Dataset section:
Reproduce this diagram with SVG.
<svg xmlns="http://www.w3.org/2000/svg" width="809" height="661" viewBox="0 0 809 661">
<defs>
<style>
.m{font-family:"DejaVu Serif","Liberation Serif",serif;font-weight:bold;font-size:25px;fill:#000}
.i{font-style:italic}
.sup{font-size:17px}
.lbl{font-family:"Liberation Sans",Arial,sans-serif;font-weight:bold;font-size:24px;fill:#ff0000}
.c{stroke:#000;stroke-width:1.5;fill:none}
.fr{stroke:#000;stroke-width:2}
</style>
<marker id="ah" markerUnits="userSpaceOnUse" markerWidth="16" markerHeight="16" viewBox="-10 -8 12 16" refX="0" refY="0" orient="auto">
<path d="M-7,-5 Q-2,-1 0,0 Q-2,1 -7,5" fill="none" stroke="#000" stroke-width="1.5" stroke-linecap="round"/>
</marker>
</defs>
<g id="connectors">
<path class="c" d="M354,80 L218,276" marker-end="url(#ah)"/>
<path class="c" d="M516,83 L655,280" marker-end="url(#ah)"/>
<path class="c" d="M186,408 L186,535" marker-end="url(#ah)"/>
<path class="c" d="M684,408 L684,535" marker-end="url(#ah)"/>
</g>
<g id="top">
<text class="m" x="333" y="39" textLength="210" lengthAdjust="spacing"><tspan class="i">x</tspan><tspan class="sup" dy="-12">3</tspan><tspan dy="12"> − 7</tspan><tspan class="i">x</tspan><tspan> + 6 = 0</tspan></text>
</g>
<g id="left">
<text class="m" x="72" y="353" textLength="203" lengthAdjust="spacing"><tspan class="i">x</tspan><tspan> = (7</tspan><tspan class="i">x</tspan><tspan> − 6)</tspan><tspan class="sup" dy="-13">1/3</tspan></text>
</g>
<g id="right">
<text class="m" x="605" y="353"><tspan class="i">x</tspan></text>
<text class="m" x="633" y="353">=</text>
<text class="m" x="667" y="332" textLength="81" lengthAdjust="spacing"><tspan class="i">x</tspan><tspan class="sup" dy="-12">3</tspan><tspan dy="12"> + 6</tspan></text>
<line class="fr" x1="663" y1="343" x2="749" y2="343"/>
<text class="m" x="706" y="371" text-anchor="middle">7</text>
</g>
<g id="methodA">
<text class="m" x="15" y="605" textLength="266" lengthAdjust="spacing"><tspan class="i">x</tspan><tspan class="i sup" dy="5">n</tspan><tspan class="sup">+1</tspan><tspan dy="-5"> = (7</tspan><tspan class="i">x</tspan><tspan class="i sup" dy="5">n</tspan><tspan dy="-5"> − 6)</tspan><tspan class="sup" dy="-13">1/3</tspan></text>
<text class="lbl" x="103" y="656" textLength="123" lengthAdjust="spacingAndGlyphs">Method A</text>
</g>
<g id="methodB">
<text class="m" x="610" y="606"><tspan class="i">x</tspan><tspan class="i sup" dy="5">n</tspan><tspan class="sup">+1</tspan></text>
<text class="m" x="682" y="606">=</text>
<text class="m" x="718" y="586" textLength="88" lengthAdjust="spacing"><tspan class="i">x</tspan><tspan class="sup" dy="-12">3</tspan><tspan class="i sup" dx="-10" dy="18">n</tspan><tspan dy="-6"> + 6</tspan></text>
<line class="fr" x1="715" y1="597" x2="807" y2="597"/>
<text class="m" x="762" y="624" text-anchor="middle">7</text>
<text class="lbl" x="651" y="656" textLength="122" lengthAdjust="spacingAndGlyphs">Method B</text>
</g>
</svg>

Task instructions: Extract the data in full. Keep it word for word.

Reply to the task:
Reproduce this diagram with SVG.
<svg xmlns="http://www.w3.org/2000/svg" width="809" height="661" viewBox="0 0 809 661">
<defs>
<style>
.m{font-family:"DejaVu Serif","Liberation Serif",serif;font-weight:bold;font-size:25px;fill:#000}
.i{font-style:italic}
.sup{font-size:17px}
.lbl{font-family:"Liberation Sans",Arial,sans-serif;font-weight:bold;font-size:24px;fill:#ff0000}
.c{stroke:#000;stroke-width:1.5;fill:none}
.fr{stroke:#000;stroke-width:2}
</style>
<marker id="ah" markerUnits="userSpaceOnUse" markerWidth="16" markerHeight="16" viewBox="-10 -8 12 16" refX="0" refY="0" orient="auto">
<path d="M-7,-5 Q-2,-1 0,0 Q-2,1 -7,5" fill="none" stroke="#000" stroke-width="1.5" stroke-linecap="round"/>
</marker>
</defs>
<g id="connectors">
<path class="c" d="M354,80 L218,276" marker-end="url(#ah)"/>
<path class="c" d="M516,83 L655,280" marker-end="url(#ah)"/>
<path class="c" d="M186,408 L186,535" marker-end="url(#ah)"/>
<path class="c" d="M684,408 L684,535" marker-end="url(#ah)"/>
</g>
<g id="top">
<text class="m" x="333" y="39" textLength="210" lengthAdjust="spacing"><tspan class="i">x</tspan><tspan class="sup" dy="-12">3</tspan><tspan dy="12"> − 7</tspan><tspan class="i">x</tspan><tspan> + 6 = 0</tspan></text>
</g>
<g id="left">
<text class="m" x="72" y="353" textLength="203" lengthAdjust="spacing"><tspan class="i">x</tspan><tspan> = (7</tspan><tspan class="i">x</tspan><tspan> − 6)</tspan><tspan class="sup" dy="-13">1/3</tspan></text>
</g>
<g id="right">
<text class="m" x="605" y="353"><tspan class="i">x</tspan></text>
<text class="m" x="633" y="353">=</text>
<text class="m" x="667" y="332" textLength="81" lengthAdjust="spacing"><tspan class="i">x</tspan><tspan class="sup" dy="-12">3</tspan><tspan dy="12"> + 6</tspan></text>
<line class="fr" x1="663" y1="343" x2="749" y2="343"/>
<text class="m" x="706" y="371" text-anchor="middle">7</text>
</g>
<g id="methodA">
<text class="m" x="15" y="605" textLength="266" lengthAdjust="spacing"><tspan class="i">x</tspan><tspan class="i sup" dy="5">n</tspan><tspan class="sup">+1</tspan><tspan dy="-5"> = (7</tspan><tspan class="i">x</tspan><tspan class="i sup" dy="5">n</tspan><tspan dy="-5"> − 6)</tspan><tspan class="sup" dy="-13">1/3</tspan></text>
<text class="lbl" x="103" y="656" textLength="123" lengthAdjust="spacingAndGlyphs">Method A</text>
</g>
<g id="methodB">
<text class="m" x="610" y="606"><tspan class="i">x</tspan><tspan class="i sup" dy="5">n</tspan><tspan class="sup">+1</tspan></text>
<text class="m" x="682" y="606">=</text>
<text class="m" x="718" y="586" textLength="88" lengthAdjust="spacing"><tspan class="i">x</tspan><tspan class="sup" dy="-12">3</tspan><tspan class="i sup" dx="-10" dy="18">n</tspan><tspan dy="-6"> + 6</tspan></text>
<line class="fr" x1="715" y1="597" x2="807" y2="597"/>
<text class="m" x="762" y="624" text-anchor="middle">7</text>
<text class="lbl" x="651" y="656" textLength="122" lengthAdjust="spacingAndGlyphs">Method B</text>
</g>
</svg>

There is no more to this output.